Толстого*, когда, описывая в «Войне и мире» военный совет в Филях, он вводит
в качестве действующего лица девочку-крестьянку, наблюдающую этот совет и
по-своему, по-детски, без понимания сущности совершающегося, истолковывающую
все действия и речи участников совета. Таково же у того же Толстого
преломление человеческих отношений в гипотетической психологии лошади в его
рассказе «Холстомер» (ср. рассказ Чехова «Каштанка», где дана столь же
гипотетическая психология собаки, необходимая только для остранения
излагаемого. К тому же типу относится рассказ Короленко «Слепой музыкант»,
где жизнь зрячих преломляется сквозь предполагаемую психологию слепого).
Этим приемом
остранения широко воспользовался Свифт в «Путешествиях Гулливера» для
сатирической картины европейского социально-политического строя. Гулливер,
попав в страну Гуигнмов (лошадей, одаренных разумом), рассказывает своему
хозяину-лошади о порядках, господствующих в человеческом обществе.
Принужденный рассказывать все чрезвычайно конкретно, он снимает оболочку
красивых фраз и фиктивных традиционных оправданий с таких явлений, как война,
классовые противоречия, парламентское профессиональное политиканство и т.п.
Лишенные словесного оправдания, эти остраненные темы возникают во всей их
неприглядности. Таким образом, критика политического строя – материал
внелитературный – получает художественную мотивировку и плотно внедряется в
повествование.
Как частный
пример такого остранения, укажу на трактовку темы о дуэли в пушкинской
«Капитанской дочке».
Еще в 1830 г. в «Литературной Газете» мы читаем такое замечание Пушкина: «Люди светские имеют свой образ
мыслей, свои предрассудки, непонятные для другой касты. Каким образом
растолкуете вы мирному алеуту поединок двух французских офицеров?

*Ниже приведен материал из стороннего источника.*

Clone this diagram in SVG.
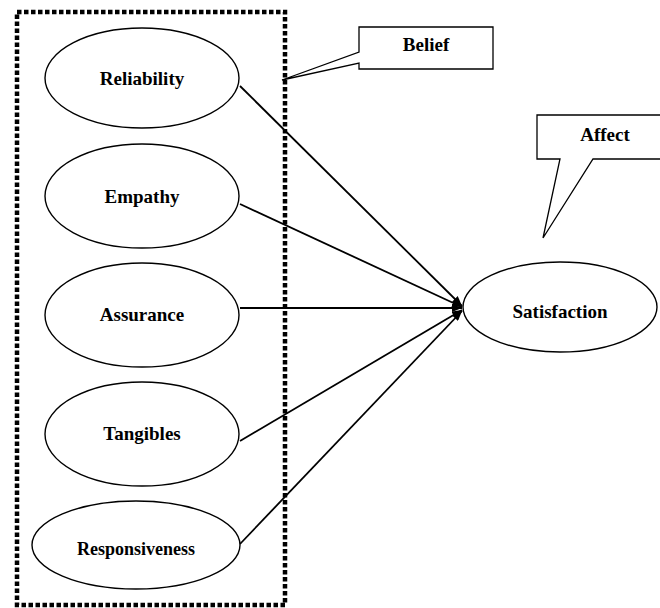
<svg xmlns="http://www.w3.org/2000/svg" width="660" height="608" viewBox="0 0 660 608">
<defs>
<style>
.node ellipse{fill:#fff;stroke:#000;stroke-width:1.4}
.lbl{font-family:"Liberation Serif","Times New Roman",serif;font-weight:bold;font-size:19px;fill:#000;text-anchor:middle}
.conn line{stroke:#000;stroke-width:1.8;marker-end:url(#ah)}
.callout{fill:#fff;stroke:#000;stroke-width:1.3;stroke-linejoin:miter}
</style>
<marker id="ah" viewBox="0 0 10 8" refX="10" refY="4" markerWidth="10" markerHeight="8" markerUnits="userSpaceOnUse" orient="auto">
<path d="M0,0 L10,4 L0,8 Z" fill="#000"/>
</marker>
</defs>
<rect width="660" height="608" fill="#fff"/>
<rect id="group-box" x="17" y="12" width="268" height="593" fill="none" stroke="#000" stroke-width="4.5" stroke-dasharray="4.5 2.5"/>
<g id="connectors" class="conn">
<line x1="240" y1="86" x2="462" y2="306"/>
<line x1="240" y1="204" x2="462" y2="307"/>
<line x1="240" y1="308" x2="462" y2="308"/>
<line x1="240" y1="441" x2="462" y2="310"/>
<line x1="240" y1="544" x2="462" y2="311"/>
</g>
<g id="node-reliability" class="node">
<ellipse cx="142" cy="78" rx="97" ry="50"/>
<text class="lbl" x="142" y="85">Reliability</text>
</g>
<g id="node-empathy" class="node">
<ellipse cx="142" cy="196" rx="97" ry="52"/>
<text class="lbl" x="142" y="203">Empathy</text>
</g>
<g id="node-assurance" class="node">
<ellipse cx="142" cy="315" rx="97" ry="52"/>
<text class="lbl" x="142" y="321">Assurance</text>
</g>
<g id="node-tangibles" class="node">
<ellipse cx="142" cy="434" rx="97" ry="52"/>
<text class="lbl" x="142" y="440">Tangibles</text>
</g>
<g id="node-responsiveness" class="node">
<ellipse cx="136" cy="545" rx="104" ry="44"/>
<text class="lbl" x="136" y="555" style="font-size:18px">Responsiveness</text>
</g>
<g id="node-satisfaction" class="node">
<ellipse cx="560" cy="307" rx="97" ry="45"/>
<text class="lbl" x="560" y="318">Satisfaction</text>
</g>
<g id="callout-belief">
<path class="callout" d="M359,27 L493,27 L493,69 L359,69 L359,63 L282,80 L359,52 Z"/>
<text class="lbl" x="426" y="51">Belief</text>
</g>
<g id="callout-affect">
<path class="callout" d="M662,115 L537,115 L537,159 L560,159 L543,238 L593,159 L662,159"/>
<text class="lbl" x="605" y="141">Affect</text>
</g>
</svg>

Щекотливость их покажется ему чрезвычайно странной, и он чуть ли не будет
прав». Это замечание использовал Пушкин в «Капитанской дочке». В третьей
главе Гринев узнает в рассказе капитанши Мироновой о причинах перевода
Швабрина из гвардии в окраинный крепостной гарнизон в следующей формулировке:
«Швабрин,
Алексей Иваныч вот уж пятый год как к нам переведен за смертоубийство. Бог
знает, какой грех его попутал: он, видите, поехал за город с одним поручиком,
да взяли с собою шпаги, да и ну друг в друга пырять, а Алексей Иваныч и
заколол поручика, да еще при двух свидетелях».
Позже, в IV
главе, когда Швабрин вызывает Гринева на дуэль, последний обращается к
гарнизонному поручику, приглашая его в секунданты;
«– Вы
изволите говорить, – сказал он мне, – что хотите Алексея Ивановича заколоть,
и желаете, чтоб при том был свидетелем. Так ли, смею спросить?
– Точно так.
– Помилуйте,
Петр Андреич! Что это вы затеяли! Вы с Алексеем Ивановичем побранились?

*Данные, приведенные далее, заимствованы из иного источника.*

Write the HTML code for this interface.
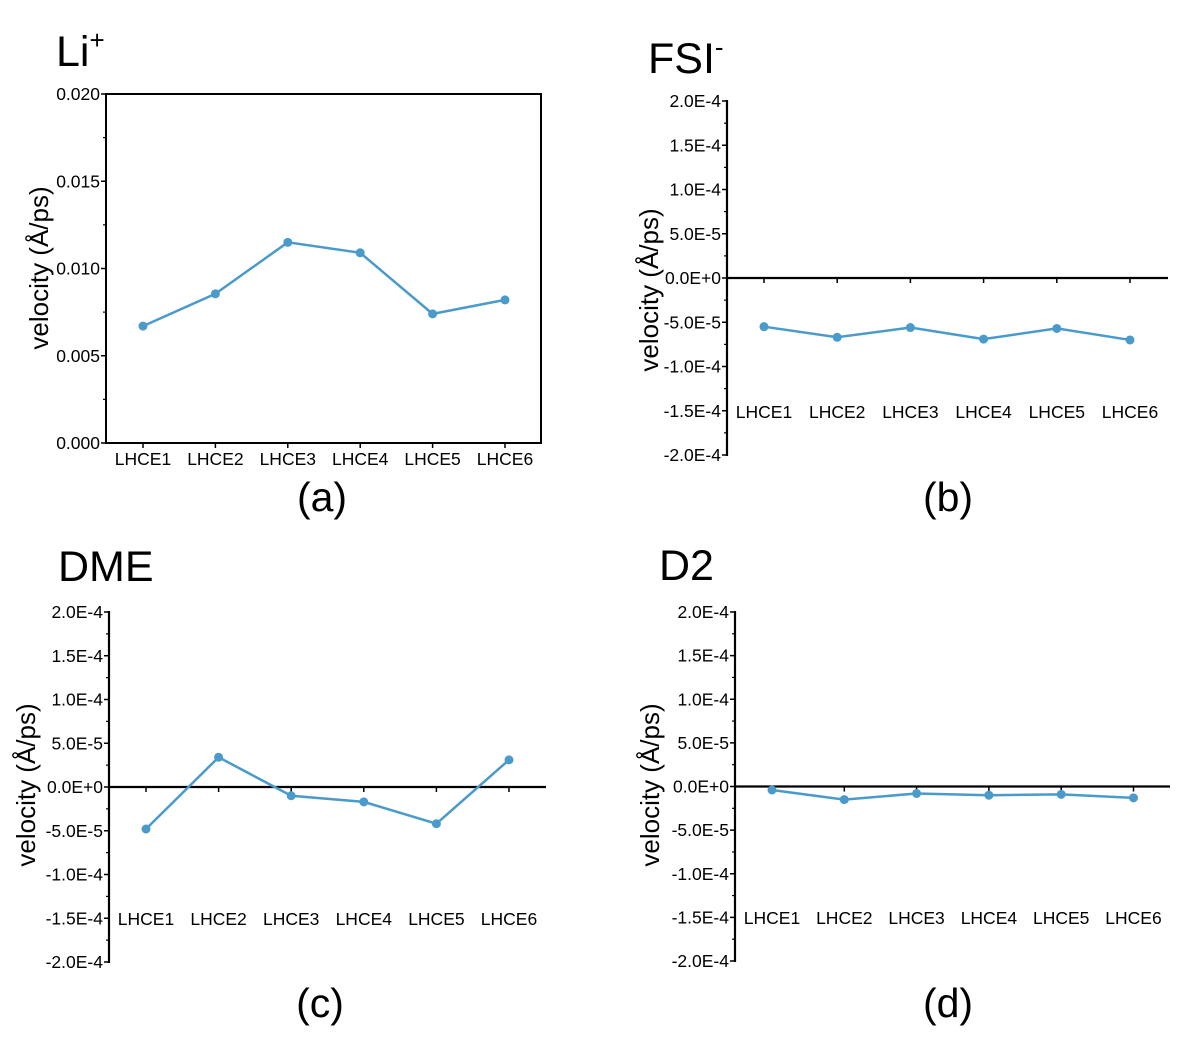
<!DOCTYPE html>
<html><head><meta charset="utf-8"><style>
html,body{margin:0;padding:0;background:#fff;}
svg{display:block;font-family:"Liberation Sans",Arial,sans-serif;}
</style></head><body>
<svg id="fig" width="1177" height="1053" viewBox="0 0 1177 1053" xmlns="http://www.w3.org/2000/svg"></svg>
<script>
const categories = ["LHCE1","LHCE2","LHCE3","LHCE4","LHCE5","LHCE6"];
const liValues = [0.0067, 0.00855, 0.0115, 0.0109, 0.0074, 0.0082];
const fsiValues = [-5.5e-5, -6.7e-5, -5.6e-5, -6.9e-5, -5.7e-5, -7.0e-5];
const dmeValues = [-4.8e-5, 3.4e-5, -1.0e-5, -1.7e-5, -4.2e-5, 3.1e-5];
const d2Values = [-0.4e-5, -1.5e-5, -0.8e-5, -1.0e-5, -0.9e-5, -1.3e-5];
const liTicks = [0, 0.005, 0.010, 0.015, 0.020];
const liTickLabels = ["0.000","0.005","0.010","0.015","0.020"];
const eTicks = [-2e-4,-1.5e-4,-1e-4,-5e-5,0,5e-5,1e-4,1.5e-4,2e-4];
const eTickLabels = ["-2.0E-4","-1.5E-4","-1.0E-4","-5.0E-5","0.0E+0","5.0E-5","1.0E-4","1.5E-4","2.0E-4"];

const NS="http://www.w3.org/2000/svg";
const svg=document.getElementById('fig');
const COLOR="#4a9acb";
function mk(tag,attrs,parent){const e=document.createElementNS(NS,tag);for(const k in attrs)e.setAttribute(k,attrs[k]);(parent||svg).appendChild(e);return e;}

function panel(o){
  const g=mk('g',{});
  
  
  const yScale=v=>o.yBottom-(v-o.yMin)/(o.yMax-o.yMin)*(o.yBottom-o.yTop);
  const xScale=i=>o.x0+i*o.dx;
  const t=mk('text',{x:o.titleX,y:o.titleY,'font-size':43,fill:'#000'},g);
  
  
  t.textContent=o.title;
  if(o.sup){const s=mk('tspan',{'font-size':26,dy:-17},t);s.textContent=o.sup;}
  const c=mk('text',{x:o.capX,y:o.capY,'font-size':41,'text-anchor':'middle',fill:'#000'},g);
  
  
  c.textContent=o.cap;
  const yl=mk('text',{transform:`translate(${o.ylX},${o.ylY}) rotate(-90)`,'font-size':26,'text-anchor':'middle',fill:'#000'},g);
  
  
  yl.textContent='velocity (Å/ps)';
  if(o.box){
    const r=mk('rect',{x:o.axisX,y:o.yTop,width:o.xEnd-o.axisX,height:o.yBottom-o.yTop,fill:'none',stroke:'#000','stroke-width':2},g);
    
    
  }else{
    const ya=mk('line',{x1:o.axisX,y1:o.yTop-1,x2:o.axisX,y2:o.yBottom+1,stroke:'#000','stroke-width':2.2},g);
    
    
    const xa=mk('line',{x1:o.axisX,y1:yScale(0),x2:o.xEnd,y2:yScale(0),stroke:'#000','stroke-width':2.2},g);
    
    
  }
  o.ticks.forEach((v,i)=>{
    const y=yScale(v);
    mk('line',{x1:o.axisX-5,y1:y,x2:o.axisX,y2:y,stroke:'#000','stroke-width':1.5},g);
    if(i<o.ticks.length-1){const ym=yScale((v+o.ticks[i+1])/2);mk('line',{x1:o.axisX-3,y1:ym,x2:o.axisX,y2:ym,stroke:'#000','stroke-width':1.2},g);}
    const tl=mk('text',{x:o.axisX-6,y:y+6,'font-size':17.5,'text-anchor':'end',fill:'#000'},g);
    
    
    tl.textContent=o.tickLabels[i];
  });
  const xAxisY=o.box?o.yBottom:yScale(0);
  categories.forEach((cat,i)=>{
    const x=xScale(i);
    mk('line',{x1:x,y1:xAxisY,x2:x,y2:xAxisY+5,stroke:'#000','stroke-width':1.5},g);
    const xl=mk('text',{x:x,y:o.catY,'font-size':17.5,'text-anchor':'middle',fill:'#000'},g);
    
    
    xl.textContent=cat;
  });
  const pts=o.values.map((v,i)=>xScale(i)+','+yScale(v)).join(' ');
  const pl=mk('polyline',{points:pts,fill:'none',stroke:COLOR,'stroke-width':2.5},g);
  
  
  o.values.forEach((v,i)=>{
    const p=mk('circle',{cx:xScale(i),cy:yScale(v),r:4.5,fill:COLOR},g);
    
    
  });
}

panel({name:'panel-a-li',title:'Li',sup:'+',titleX:56,titleY:66,cap:'(a)',capX:322,capY:511,
  box:true,axisX:106,xEnd:541,yTop:94,yBottom:443,yMin:0,yMax:0.02,ticks:liTicks,tickLabels:liTickLabels,
  x0:143,dx:72.4,catY:465,values:liValues,ylX:48,ylY:268});
panel({name:'panel-b-fsi',title:'FSI',sup:'-',titleX:648,titleY:73,cap:'(b)',capX:948,capY:511,
  box:false,axisX:727,xEnd:1168,yTop:101,yBottom:455,yMin:-2e-4,yMax:2e-4,ticks:eTicks,tickLabels:eTickLabels,
  x0:764,dx:73.2,catY:418,values:fsiValues,ylX:658,ylY:290});
panel({name:'panel-c-dme',title:'DME',titleX:58,titleY:581,cap:'(c)',capX:320,capY:1017,
  box:false,axisX:109,xEnd:546,yTop:612,yBottom:962,yMin:-2e-4,yMax:2e-4,ticks:eTicks,tickLabels:eTickLabels,
  x0:146,dx:72.6,catY:925,values:dmeValues,ylX:35,ylY:785});
panel({name:'panel-d-d2',title:'D2',titleX:659,titleY:580,cap:'(d)',capX:948,capY:1017,
  box:false,axisX:735,xEnd:1170,yTop:612,yBottom:961,yMin:-2e-4,yMax:2e-4,ticks:eTicks,tickLabels:eTickLabels,
  x0:772,dx:72.3,catY:924,values:d2Values,ylX:659,ylY:785});
</script>
</body></html>
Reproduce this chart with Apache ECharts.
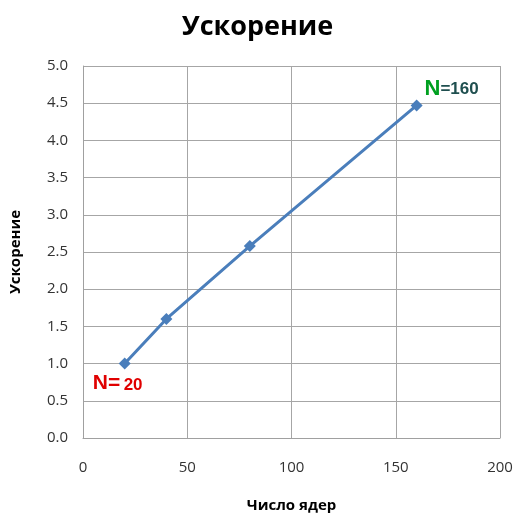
<!DOCTYPE html>
<html>
<head>
<meta charset="utf-8">
<script src="https://cdn.jsdelivr.net/npm/echarts@6/dist/echarts.min.js"></script>
<style>html,body{margin:0;padding:0;background:#fff}#c{width:515px;height:516px}</style>
</head>
<body>
<div id="c"></div>
<script>
const cores = [20, 40, 80, 160];
const speedup = [1.0, 1.6, 2.58, 4.47];
const xTicks = [0, 50, 100, 150, 200];
const yTicks = [0, 0.5, 1.0, 1.5, 2.0, 2.5, 3.0, 3.5, 4.0, 4.5, 5.0];

const chart = echarts.init(document.getElementById('c'));
const data = cores.map((c, i) => {
  const item = { value: [c, speedup[i]] };
  if (i === 0) {
    item.label = {
      show: true, position: 'bottom', offset: [-7, -2],
      formatter: '{n|N=} {v|20}',
      rich: {
        n: { color: '#e00000', fontSize: 21, fontWeight: 'bold', fontFamily: 'Liberation Sans' },
        v: { color: '#e00000', fontSize: 17, fontWeight: 'bold', fontFamily: 'Liberation Sans', padding: [4, 0, 0, 0] }
      }
    };
  } else if (i === cores.length - 1) {
    item.label = {
      show: true, position: 'top', offset: [35, 6],
      formatter: '{n|N}{v|=160}',
      rich: {
        n: { color: '#00a020', fontSize: 22, fontWeight: 'bold', fontFamily: 'Liberation Sans' },
        v: { color: '#1f4f4f', fontSize: 17, fontWeight: 'bold', fontFamily: 'Liberation Sans' }
      }
    };
  }
  return item;
});

chart.setOption({
  animation: false,
  title: {
    text: 'Ускорение', left: 'center', top: 9,
    textStyle: { fontSize: 27, fontWeight: 'bold', color: '#000', fontFamily: 'Open Sans' }
  },
  grid: { left: 83, right: 15, top: 66, bottom: 78, outerBoundsMode: 'none', containLabel: false },
  xAxis: {
    type: 'value', min: xTicks[0], max: xTicks[xTicks.length - 1], interval: 50,
    name: 'Число ядер', nameLocation: 'middle', nameGap: 60,
    nameTextStyle: { fontSize: 15, fontWeight: 'bold', color: '#000', fontFamily: 'Open Sans' },
    axisLine: { lineStyle: { color: '#a0a0a0', width: 1 } },
    axisTick: { show: false },
    axisLabel: { margin: 22, fontSize: 15, color: '#333', fontFamily: 'Open Sans' },
    splitLine: { show: true, lineStyle: { color: '#a6a6a6', width: 1 } }
  },
  yAxis: {
    type: 'value', min: yTicks[0], max: yTicks[yTicks.length - 1], interval: 0.5,
    name: 'Ускорение', nameLocation: 'middle', nameGap: 60, nameRotate: 90,
    nameTextStyle: { fontSize: 15, fontWeight: 'bold', color: '#000', fontFamily: 'Open Sans' },
    axisLine: { show: true, lineStyle: { color: '#a0a0a0', width: 1 } },
    axisTick: { show: false },
    axisLabel: { margin: 15, fontSize: 15, color: '#333', fontFamily: 'Open Sans', formatter: v => v.toFixed(1) },
    splitLine: { show: true, lineStyle: { color: '#a6a6a6', width: 1 } }
  },
  series: [{
    type: 'line', data: data,
    symbol: 'diamond', symbolSize: 12,
    lineStyle: { color: '#4a7ebb', width: 3 },
    itemStyle: { color: '#4a7ebb' }
  }]
});
</script>
</body>
</html>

Велика беда! Брань на вороту не виснет. Он вас набранил, а вы его выругайте;
он вас в рыло, а вы его в ухо, в другое, в третье – и разойдитесь; а мы уж
вас помирим».
В результате
всего разговора Гринев получает категорический отказ:
«– Воля
ваша, коли уж мне вмешаться в это дело, так разве пойти к Ивану Кузьмичу, да
донести ему, по долгу службы, что в фортеции умышляется злодействие,
противное казенному интересу».
В пятой
главе мы находим новое остранение дуэльных приемов фехтования в словах
Савельича:
«– Не я,
проклятый мусье всему виноват: он научил тебя тыкаться железными вертелами,
да притопывать, как будто тыканьем да топаньем убережешься от злого человека».
В результате
этого комического остранения идея дуэли представляется в новом, необычном
виде. Данное остранение мы видим в комической форме, что подчеркнуто лексикой
(«он вам в рыло» – вульгаризм «рыло» характеризует в речи поручика грубость
драки, а отнюдь не грубость лица Гринева, «вы его в ухо, в другое, в третье»
– счет соответствует числу ударов, а отнюдь не ушей – такое противоречивое
столкновение слов создает комический эффект). Но остранение может, понятно, и
не сопровождаться комическим осмыслением.